Segmentation-enhanced registration methods to support image-guided treatments of brain tumors

This thesis presents segmentation-enhanced registration methods to support image-guided treatments of brain tumors. The solutions are proposed for magnetic resonance imaging (MRI) and ultrasound acquisitions.
Multiparametric MRI data are acquired before and after neurosurgery. To accurately detect any pathological remnants or regrowth, a comparison of successive acquisitions is often performed, which can be further improved by the application of automatic registration methods. Such solutions are required to address the lack of one-to-one correspondence between pre- and post-operative acquisitions, which is often caused by the presence of pathology, and the need to identify the optimal MRI sequence to guide the registration process. This thesis proposes two automatic solutions for registering pre- and post-operative volumes, an iterative method and a deep learning-based approach. In both algorithms, segmentation masks can be used to select the voxels of non-corresponding pathological tissues, whose contribution is discarded from the registration process. A quantitative analysis of the impact of pathology exclusion on the registration methods is conducted. Furthermore, an evaluation of the influence of multiple MRI sequences on the registration result is presented. In addition, a deep learning method for the segmentation of resection cavities in multi-parametric MRI volumes is proposed. The influence of different MRI sequences on the segmentation of these structures is evaluated. The masks generated by the segmentation method are used in the aforementioned registration solutions.

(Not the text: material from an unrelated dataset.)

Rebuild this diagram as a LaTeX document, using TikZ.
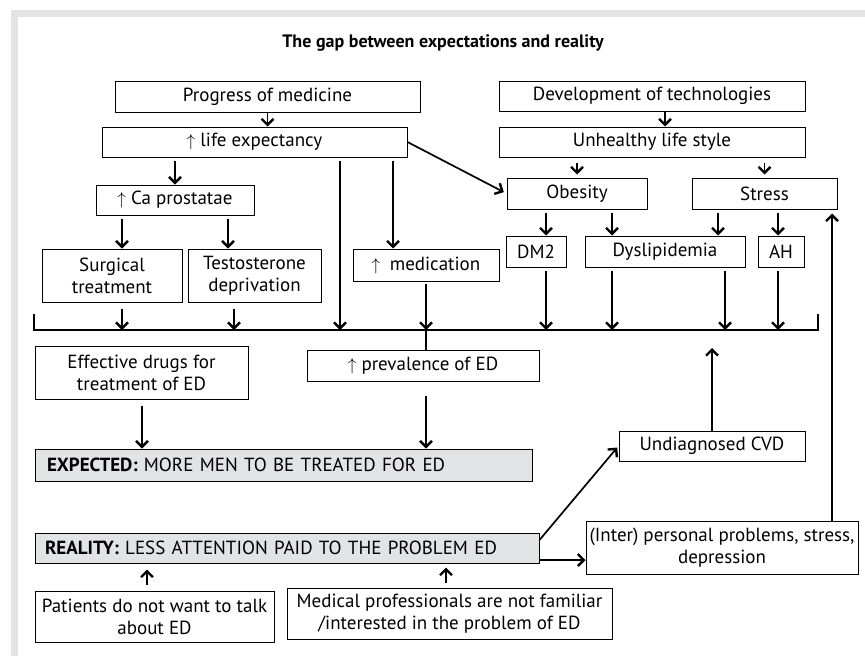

During tumor resection procedures, multiple intraoperative ultrasound volumes are acquired at different stages to provide continuous imaging of the ongoing surgery. However, due to the brain shift, which is a displacement of brain tissue from its preoperative position, there is a need to compare successive acquisitions to track the changes during the surgery. Automatic registration methods can be employed to facilitate this task, but they have to account for the lack of correspondence between successive acquisitions. Therefore, this thesis proposes two iterative segmentation-enhanced registration methods to compensate for the brain shift in intra-patient ultrasound volumes. The first method involves automatically segmenting masks of corresponding healthy structures, which are then used to guide the registration of successive acquisitions. In the second method, masks of non-corresponding resection cavities are segmented, and subsequent ultrasound volumes are registered by excluding the contribution of the segmented structures from the search for correspondences.